Your copy of the material below should match it exactly, except that it holds no pictures.

SUPPLIED INFORMATION >>
START
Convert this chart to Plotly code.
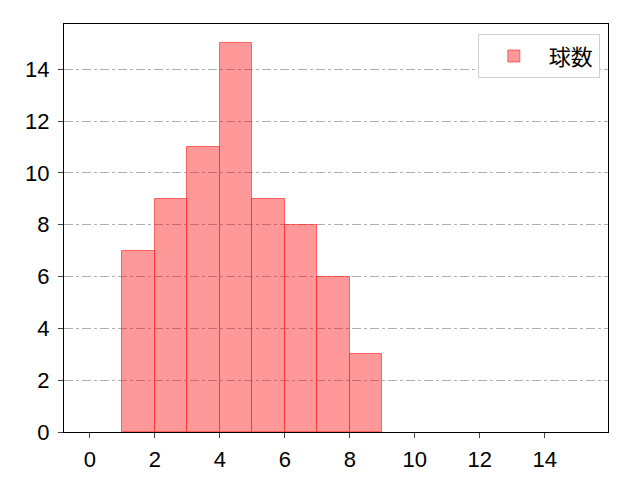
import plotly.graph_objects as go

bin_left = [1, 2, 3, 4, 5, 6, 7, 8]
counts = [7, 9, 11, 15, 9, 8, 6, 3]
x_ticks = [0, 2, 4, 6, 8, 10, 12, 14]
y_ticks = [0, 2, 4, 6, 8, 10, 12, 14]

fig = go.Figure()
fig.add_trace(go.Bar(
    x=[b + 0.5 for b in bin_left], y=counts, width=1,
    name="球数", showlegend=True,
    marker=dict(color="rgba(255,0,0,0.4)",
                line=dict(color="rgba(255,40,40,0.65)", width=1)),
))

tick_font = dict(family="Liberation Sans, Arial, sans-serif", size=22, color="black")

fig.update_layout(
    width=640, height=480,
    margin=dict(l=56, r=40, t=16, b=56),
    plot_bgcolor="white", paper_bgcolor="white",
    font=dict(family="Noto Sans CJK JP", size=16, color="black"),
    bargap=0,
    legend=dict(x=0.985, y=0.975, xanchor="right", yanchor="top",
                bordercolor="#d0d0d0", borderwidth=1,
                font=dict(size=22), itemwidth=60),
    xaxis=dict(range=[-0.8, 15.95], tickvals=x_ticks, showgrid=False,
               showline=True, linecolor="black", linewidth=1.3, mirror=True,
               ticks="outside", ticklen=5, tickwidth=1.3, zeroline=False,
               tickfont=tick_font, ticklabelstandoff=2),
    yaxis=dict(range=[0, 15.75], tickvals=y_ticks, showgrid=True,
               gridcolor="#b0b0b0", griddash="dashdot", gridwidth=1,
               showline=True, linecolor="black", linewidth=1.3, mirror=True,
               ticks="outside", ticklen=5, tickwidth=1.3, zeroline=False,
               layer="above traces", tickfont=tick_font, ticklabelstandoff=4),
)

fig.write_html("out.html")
END
FINISHED EXERCISE >>
Convert this chart to Plotly code.
import plotly.graph_objects as go

bin_left = [1, 2, 3, 4, 5, 6, 7, 8]
counts = [7, 9, 11, 15, 9, 8, 6, 3]
x_ticks = [0, 2, 4, 6, 8, 10, 12, 14]
y_ticks = [0, 2, 4, 6, 8, 10, 12, 14]

fig = go.Figure()
fig.add_trace(go.Bar(
    x=[b + 0.5 for b in bin_left], y=counts, width=1,
    name="球数", showlegend=True,
    marker=dict(color="rgba(255,0,0,0.4)",
                line=dict(color="rgba(255,40,40,0.65)", width=1)),
))

tick_font = dict(family="Liberation Sans, Arial, sans-serif", size=22, color="black")

fig.update_layout(
    width=640, height=480,
    margin=dict(l=56, r=40, t=16, b=56),
    plot_bgcolor="white", paper_bgcolor="white",
    font=dict(family="Noto Sans CJK JP", size=16, color="black"),
    bargap=0,
    legend=dict(x=0.985, y=0.975, xanchor="right", yanchor="top",
                bordercolor="#d0d0d0", borderwidth=1,
                font=dict(size=22), itemwidth=60),
    xaxis=dict(range=[-0.8, 15.95], tickvals=x_ticks, showgrid=False,
               showline=True, linecolor="black", linewidth=1.3, mirror=True,
               ticks="outside", ticklen=5, tickwidth=1.3, zeroline=False,
               tickfont=tick_font, ticklabelstandoff=2),
    yaxis=dict(range=[0, 15.75], tickvals=y_ticks, showgrid=True,
               gridcolor="#b0b0b0", griddash="dashdot", gridwidth=1,
               showline=True, linecolor="black", linewidth=1.3, mirror=True,
               ticks="outside", ticklen=5, tickwidth=1.3, zeroline=False,
               layer="above traces", tickfont=tick_font, ticklabelstandoff=4),
)

fig.write_html("out.html")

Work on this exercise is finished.